One of the biggest buzzwords in the professional world today is “corporate culture.” Job candidates are asked how they think they’ll fit into the corporate culture, and employers are urged to maintain a strong, positive brand identity within their corporate culture. What exactly is corporate culture, though? Does it really exist as prevalently as shop talk would have us believe, or is it just a phrase tossed around without any real thought as to what it means? If it does exist, is it something that can be changed through one or two hiring decisions?

Let’s take a quick look at what a corporate culture should entail. Culture is typically used to describe the set of customs, traditions, and values of a society or community, such as an ethnic group or nation. To be a true “corporate culture,” the concept must be constructed from the beliefs, behaviors, and interactions between employees and managers, as well as how outside business transactions are handled. A true corporate culture does not develop quickly; rather, it develops organically over time from the combined traits of the leaders of the company and the people the company hires.

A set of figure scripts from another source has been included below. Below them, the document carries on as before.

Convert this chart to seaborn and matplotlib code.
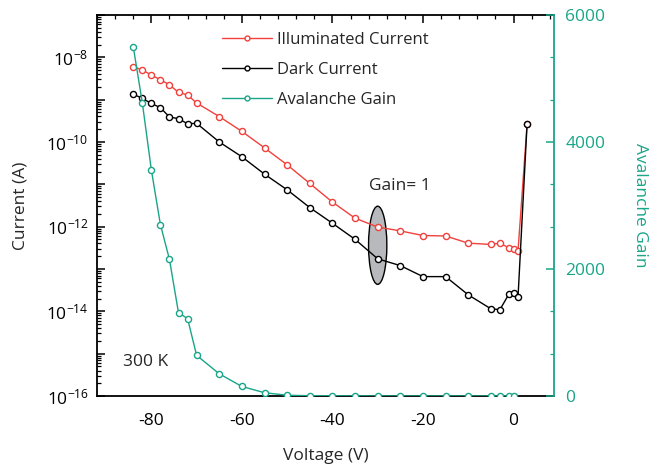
"""I-V curves with avalanche gain on a twin axis."""

import matplotlib

matplotlib.use("Agg")
import matplotlib.pyplot as plt
import numpy as np
import pandas as pd
import seaborn as sns
from matplotlib.patches import Ellipse
from matplotlib.ticker import LogLocator, MultipleLocator, NullFormatter

# voltage points (V)
voltage = [-84, -82, -80, -78, -76, -74, -72, -70, -65, -60, -55, -50, -45,
           -40, -35, -30, -25, -20, -15, -10, -5, -3, -1, 0, 1, 3]
# log10 of current (A)
log_illuminated = [-8.22, -8.30, -8.42, -8.53, -8.65, -8.83, -8.89, -9.08,
                   -9.40, -9.75, -10.14, -10.54, -10.98, -11.42, -11.80,
                   -12.01, -12.10, -12.21, -12.22, -12.39, -12.42, -12.39,
                   -12.50, -12.53, -12.57, -9.58]
log_dark = [-8.87, -8.97, -9.09, -9.19, -9.41, -9.45, -9.57, -9.56, -10.00,
            -10.35, -10.76, -11.13, -11.55, -11.92, -12.30, -12.76, -12.92,
            -13.18, -13.18, -13.61, -13.94, -13.96, -13.59, -13.57, -13.66,
            -9.58]

gain_voltage = [-84, -82, -80, -78, -76, -74, -72, -70, -65, -60, -55, -50,
                -45, -40, -35, -30, -25, -20, -15, -10, -5, -3, -1, 0]
gain = [5500, 4620, 3560, 2700, 2150, 1310, 1220, 640, 350, 150, 52, 12,
        5, 3, 2, 1, 1, 1, 1, 1, 1, 1, 1, 1]

RED = "#f0413c"
GREEN = "#1aa589"

sns.set_style("white")
plt.rcParams["font.family"] = ["Open Sans", "DejaVu Sans"]
plt.rcParams["mathtext.fontset"] = "custom"
plt.rcParams["mathtext.rm"] = "Open Sans"
plt.rcParams["mathtext.it"] = "Open Sans"
plt.rcParams["mathtext.default"] = "regular"
plt.rcParams["axes.unicode_minus"] = False

df = pd.DataFrame({
    "Voltage": voltage,
    "Illuminated": np.power(10.0, log_illuminated),
    "Dark": np.power(10.0, log_dark),
})
df_gain = pd.DataFrame({"Voltage": gain_voltage, "Gain": gain})

fig = plt.figure(figsize=(6.49, 4.67), dpi=100)
ax = fig.add_axes([0.1495, 0.152, 0.7045, 0.816])
ax2 = ax.twinx()

line_kw = dict(marker="o", markersize=4.4, markerfacecolor="white",
               markeredgewidth=1.0, linewidth=1.0, sort=False, estimator=None)
sns.lineplot(data=df, x="Voltage", y="Illuminated", color=RED,
             markeredgecolor=RED, ax=ax, label="Illuminated Current", **line_kw)
sns.lineplot(data=df, x="Voltage", y="Dark", color="black",
             markeredgecolor="black", ax=ax, label="Dark Current", **line_kw)
sns.lineplot(data=df_gain, x="Voltage", y="Gain", color=GREEN,
             markeredgecolor=GREEN, ax=ax2, label="Avalanche Gain", **line_kw)

ax.set_yscale("log")
ax.set_xlim(-92, 9)
ax.set_ylim(1e-16, 1e-7)
ax2.set_ylim(0, 6000)

ax.xaxis.set_major_locator(MultipleLocator(20))
ax.xaxis.set_minor_locator(MultipleLocator(4))
ax.yaxis.set_minor_locator(LogLocator(base=10, subs=np.arange(2, 10), numticks=20))
ax.yaxis.set_minor_formatter(NullFormatter())
ax.set_yticks([10.0 ** k for k in range(-16, -6)])
ax.set_yticklabels([f"$10^{{{k}}}$" if k % 2 == 0 and k <= -8 else ""
                    for k in range(-16, -6)])
ax2.yaxis.set_major_locator(MultipleLocator(2000))
ax2.yaxis.set_minor_locator(MultipleLocator(2000 / 3))

ax.tick_params(axis="both", which="both", direction="in", top=True,
               right=False, labelsize=12.5, colors="black")
ax.tick_params(axis="x", pad=12)
ax.tick_params(axis="y", pad=6)
ax.tick_params(which="major", length=6, width=1.1)
ax.tick_params(which="minor", length=3, width=0.9)
ax2.tick_params(axis="y", which="both", direction="in", colors=GREEN,
                labelsize=12.5, pad=8)
ax2.tick_params(which="major", length=6, width=1.1)
ax2.tick_params(which="minor", length=3, width=0.9)

for name in ["left", "bottom", "top"]:
    ax.spines[name].set_linewidth(1.3)
    ax.spines[name].set_color("black")
ax.spines["right"].set_visible(False)
for name in ["left", "bottom", "top"]:
    ax2.spines[name].set_visible(False)
ax2.spines["right"].set_color(GREEN)
ax2.spines["right"].set_linewidth(1.3)

ax.set_xlabel("Voltage (V)", fontsize=12.5, labelpad=14)
ax.set_ylabel("Current (A)", fontsize=12.5, labelpad=13)
ax2.set_ylabel("Avalanche Gain", fontsize=12.5, color=GREEN, rotation=-90,
               labelpad=31)

# legend combining both axes
h1, l1 = ax.get_legend_handles_labels()
h2, l2 = ax2.get_legend_handles_labels()
ax2.get_legend().remove()
ax.get_legend().remove()
ax2.legend(h1 + h2, l1 + l2, loc="upper left", bbox_to_anchor=(0.24, 0.995),
           frameon=False, fontsize=12, handlelength=3.0, handletextpad=0.3,
           labelspacing=0.85, markerscale=0.8)

# gain = 1 marker ellipse around V = -30
x0, x1 = ax.get_xlim()
fx = (-30 - x0) / (x1 - x0)
fy = (-12.44 + 16) / 9
ax.add_patch(Ellipse((fx, fy), 0.040, 0.205, transform=ax.transAxes,
                     facecolor="#b8b9bc", edgecolor="black", linewidth=1.0,
                     zorder=1.5))
ax.text(-25, 10 ** -11.04, "Gain= 1", fontsize=12.5, ha="center", va="center")
ax.text(0.056, 0.089, "300 K", fontsize=12.5, ha="left", va="center",
        transform=ax.transAxes)

fig.savefig("out.png", dpi=100)
plt.close(fig)
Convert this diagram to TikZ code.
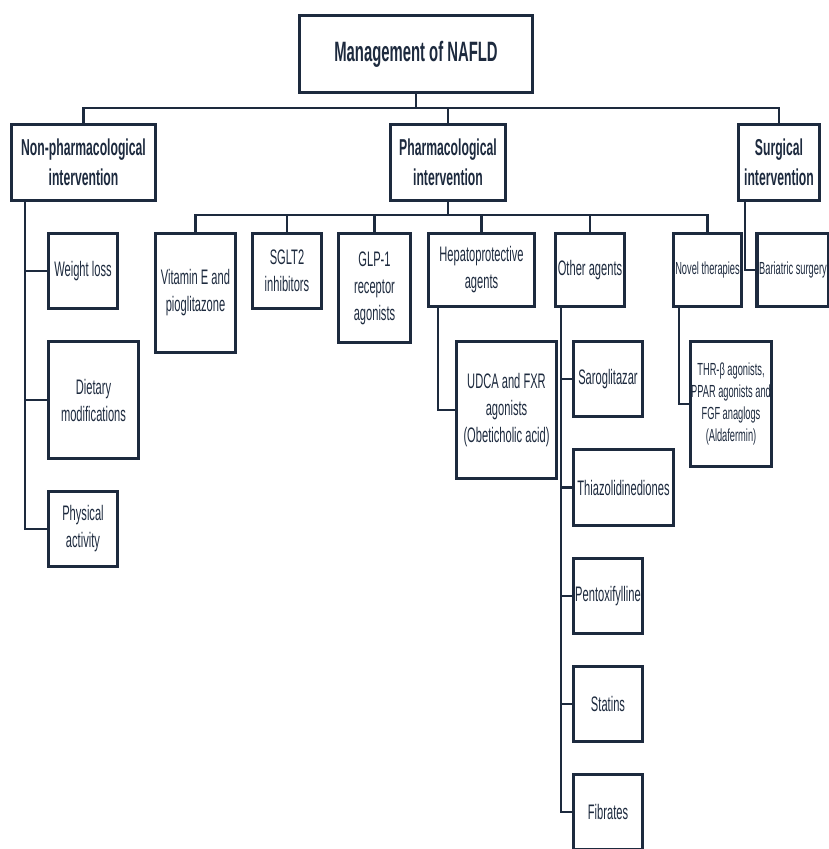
\documentclass[tikz,border=0pt]{standalone}
\usepackage{fontspec}
\setmainfont[FakeStretch=0.53]{Liberation Sans}
\usepackage{tikz}
\definecolor{navy}{HTML}{1D2A3E}

\begin{document}
\begin{tikzpicture}[x=1pt,y=-1pt,
    box/.style={draw=navy,line width=3.2pt,text=navy,inner sep=0pt,align=center,
      font=\fontsize{21}{27}\selectfont},
    head/.style={box,font=\bfseries\fontsize{23}{30}\selectfont},
    small/.style={font=\fontsize{17.5}{22}\selectfont},
    link/.style={draw=navy,line width=2.4pt}]
    \useasboundingbox (0,0) rectangle (828,849);

    \node[head,minimum width=233pt,minimum height=77pt,font=\bfseries\fontsize{28}{32}\selectfont] (root) at (416,54) {Management of NAFLD};
    \node[head,minimum width=144pt,minimum height=76pt] (nonph) at (83.5,162.5) {Non-pharmacological\\intervention};
    \node[head,minimum width=115pt,minimum height=76pt] (pharm) at (448,162.5) {Pharmacological\\intervention};
    \node[head,minimum width=81pt,minimum height=76pt] (surg) at (779,162.5) {Surgical\\intervention};

    \node[box,minimum width=69pt,minimum height=75pt] (wl) at (83,271) {Weight loss};
    \node[box,minimum width=90pt,minimum height=117pt] (diet) at (93.5,400) {Dietary\\modifications};
    \node[box,minimum width=69pt,minimum height=75pt] (phys) at (83,529) {Physical\\activity};

    \node[box,minimum width=80pt,minimum height=119pt] (vite) at (195.5,293) {Vitamin E and\\pioglitazone};
    \node[box,minimum width=69pt,minimum height=75pt] (sglt) at (287,271) {SGLT2\\inhibitors};
    \node[box,minimum width=72pt,minimum height=109pt] (glp) at (374.5,288) {GLP-1\\receptor\\agonists};
    \node[box,minimum width=106pt,minimum height=73pt] (hepa) at (481.5,270) {Hepatoprotective\\agents};
    \node[box,minimum width=69pt,minimum height=73pt] (other) at (590,270) {Other agents};
    \node[box,small,minimum width=68pt,minimum height=73pt] (novel) at (707.5,270) {Novel therapies};
    \node[box,small,minimum width=72pt,minimum height=73pt] (bari) at (793,270) {Bariatric surgery};

    \node[box,minimum width=100pt,minimum height=137pt] (udca) at (506.5,410) {UDCA and FXR\\agonists\\(Obeticholic acid)};
    \node[box,small,minimum width=81pt,minimum height=125pt] (thr) at (731,404) {THR-β agonists,\\PPAR agonists and\\FGF anaglogs\\(Aldafermin)};

    \node[box,minimum width=69pt,minimum height=75pt] (sarog) at (608,379) {Saroglitazar};
    \node[box,minimum width=100pt,minimum height=76pt] (thiaz) at (623.5,487.5) {Thiazolidinediones};
    \node[box,minimum width=69pt,minimum height=75pt] (pent) at (608,596) {Pentoxifylline};
    \node[box,minimum width=69pt,minimum height=75pt] (stat) at (608,704) {Statins};
    \node[box,minimum width=69pt,minimum height=75pt] (fibr) at (608,812) {Fibrates};

    \draw[link] (root.south) -- ++(0,14) coordinate (b0);
    \draw[link] (nonph.north) |- (b0) -| (surg.north);
    \draw[link] (pharm.north) -- (pharm.north |- b0);

    \draw[link] (pharm.south) -- ++(0,13) coordinate (b1);
    \draw[link] (vite.north) |- (b1) -| (novel.north);
    \foreach \n in {sglt,glp,hepa,other}
      \draw[link] (\n.north) -- (\n.north |- b1);

    \draw[link] ([xshift=15pt]nonph.south west) coordinate (t0) |- (phys.west);
    \foreach \n in {wl,diet}
      \draw[link] (\n.west) -- (\n.west -| t0);

    \draw[link] ([xshift=8pt]surg.south west) |- (bari.west);
    \draw[link] ([xshift=11pt]hepa.south west) |- (udca.west);
    \draw[link] ([xshift=7pt]novel.south west) |- (thr.west);

    \draw[link] ([xshift=7pt]other.south west) coordinate (t1) |- (fibr.west);
    \foreach \n in {sarog,thiaz,pent,stat}
      \draw[link] (\n.west) -- (\n.west -| t1);
  \end{tikzpicture}
\end{document}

“The vast majority of companies like to talk about corporate culture, most often in the concept of changing it,” says executive coach Richard Merrick of Grow House Initiative Ltd. Merrick has more than 20 years of experience in helping businesses develop their strategic directions and leadership capabilities and has seen firsthand what corporate cultures really look like.

The whole notion of a corporate culture is, by definition, about as easy to change as any other form of culture. You don’t change a national culture overnight, because the culture itself has been developed over a long period. Likewise, a corporate culture cannot be changed overnight, because it has developed around a culmination of the people comprising that company.

“We end up using ‘company culture’ as a convenient shorthand without really thinking through what it is,” Merrick states. He’s absolutely right, because if you stop and think about how difficult a culture is to change swiftly, it will become clear that corporate culture is just as slow to change. Changing a culture takes time, so when corporations speak about changing their “culture,” they are really planning to change something dramatically different.

On the other hand, corporate cultures do tend to show a half-life, meaning the corporate culture erodes over time. Very few Fortune 500 corporations retain a corporate culture, Merrick claims, because of their very nature of being money-centric. “Where the corporate mission is more detached, in part because it’s geared around shareholder interests or some other money-centric focus, that’s much more difficult to build a culture around.”

Merrick points to Apple as a corporation that might have a corporate culture. If so, that culture was built around Steve Jobs, as well as the leaders he chose and the employees that became a part of Apple. According to Merrick, what is looked at as a corporate culture is often unsustainable, rising and falling with the presence or absence of an individual in the business. A truly strong corporate culture, though, survives the departure of that leader. “The test of it,” Merrick explains, “is what happens to it with changes in leadership. Does a new leader come in and become a part of it, or do they create their own culture? The real test will come when somebody comes in and replaces Tim Cook [current CEO of Apple]. What happens when he leaves? Benchmark that against what Cook does with the culture and what the succeeding leadership does with the culture, and that will determine how engrained the culture really is.”

Cultural change is only seen in retrospective, not in the moment of change. This is because the “moment” of change is really a vast collection of moments: moments when leadership changes, moments when HR professionals bring in new talent, and moments when corporate values shift or evolve. It is important for human resources professionals to keep corporate culture in mind when recruiting individuals, but it is equally important not to think that hiring one individual will change the company’s culture. Rather, the culmination of beliefs and attitudes of the employees will generate cultural change.